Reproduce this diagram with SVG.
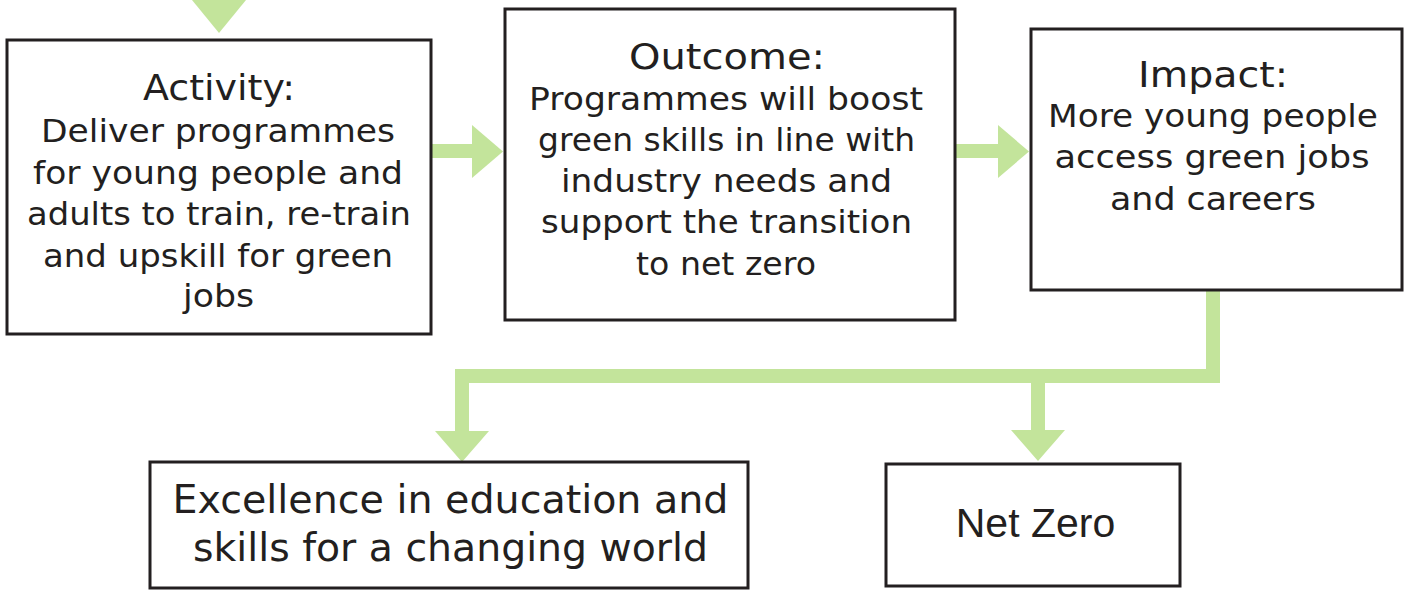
<svg xmlns="http://www.w3.org/2000/svg" width="1410" height="590" viewBox="0 0 1410 590">
<style>
.box{fill:#ffffff;stroke:#231f20;stroke-width:3}
.t{font-family:"DejaVu Sans","Noto Sans",sans-serif;fill:#231f20;text-anchor:middle}
.h{font-size:35px}
.b{font-size:32px}
.big{font-size:39px}
.nz{font-family:"Liberation Sans",Arial,sans-serif;font-size:41px;fill:#231f20;text-anchor:middle}
.arr{fill:#c3e49b}
.line{fill:none;stroke:#c3e49b;stroke-width:14;stroke-linejoin:miter}
</style>
<rect width="1410" height="590" fill="#ffffff"/>
<g id="connectors">
<polygon class="arr" points="192,0 246,0 219,33"/>
<rect class="arr" x="432" y="144" width="41" height="14"/>
<polygon class="arr" points="472,125 503,151.5 472,178"/>
<rect class="arr" x="956" y="144" width="43" height="14"/>
<polygon class="arr" points="998,125 1029,151.5 998,178"/>
<path class="line" d="M1213,290 V376 H462 V432"/>
<path class="line" d="M1038,376 V431"/>
<polygon class="arr" points="435,431 489,431 462,462"/>
<polygon class="arr" points="1011,430 1065,430 1038,461"/>
</g>
<g id="activity">
<rect class="box" x="7" y="40" width="424" height="294"/>
<text class="t h" x="219" y="100" textLength="152" lengthAdjust="spacingAndGlyphs">Activity:</text>
<text class="t b" x="218" y="142" textLength="354" lengthAdjust="spacingAndGlyphs">Deliver programmes</text>
<text class="t b" x="218" y="183.5" textLength="370" lengthAdjust="spacingAndGlyphs">for young people and</text>
<text class="t b" x="219" y="225" textLength="384" lengthAdjust="spacingAndGlyphs">adults to train, re-train</text>
<text class="t b" x="218" y="266.5" textLength="350" lengthAdjust="spacingAndGlyphs">and upskill for green</text>
<text class="t b" x="218.5" y="307" textLength="71" lengthAdjust="spacingAndGlyphs">jobs</text>
</g>
<g id="outcome">
<rect class="box" x="505" y="9" width="450" height="311"/>
<text class="t h" x="727" y="69" textLength="196" lengthAdjust="spacingAndGlyphs">Outcome:</text>
<text class="t b" x="726" y="110" textLength="394" lengthAdjust="spacingAndGlyphs">Programmes will boost</text>
<text class="t b" x="726.5" y="151" textLength="377" lengthAdjust="spacingAndGlyphs">green skills in line with</text>
<text class="t b" x="726.5" y="192" textLength="331" lengthAdjust="spacingAndGlyphs">industry needs and</text>
<text class="t b" x="726.5" y="233" textLength="371" lengthAdjust="spacingAndGlyphs">support the transition</text>
<text class="t b" x="726" y="275" textLength="180" lengthAdjust="spacingAndGlyphs">to net zero</text>
</g>
<g id="impact">
<rect class="box" x="1031" y="29" width="371" height="261"/>
<text class="t h" x="1213" y="87" textLength="150" lengthAdjust="spacingAndGlyphs">Impact:</text>
<text class="t b" x="1213" y="127" textLength="330" lengthAdjust="spacingAndGlyphs">More young people</text>
<text class="t b" x="1212" y="168" textLength="315" lengthAdjust="spacingAndGlyphs">access green jobs</text>
<text class="t b" x="1213" y="210" textLength="206" lengthAdjust="spacingAndGlyphs">and careers</text>
</g>
<g id="excellence">
<rect class="box" x="150" y="462" width="598" height="126"/>
<text class="t big" x="450.5" y="513" textLength="556" lengthAdjust="spacingAndGlyphs">Excellence in education and</text>
<text class="t big" x="450.5" y="561" textLength="515" lengthAdjust="spacingAndGlyphs">skills for a changing world</text>
</g>
<g id="netzero">
<rect class="box" x="886" y="464" width="294" height="122"/>
<text class="nz" x="1035.5" y="537">Net Zero</text>
</g>
</svg>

════════════════════

**Exercise instructions:** Lines of the material that contain the word "with" are to be gathered.

**Solution to the exercise:**
Reproduce this diagram with SVG.
<text class="t b" x="726.5" y="151" textLength="377" lengthAdjust="spacingAndGlyphs">green skills in line with</text>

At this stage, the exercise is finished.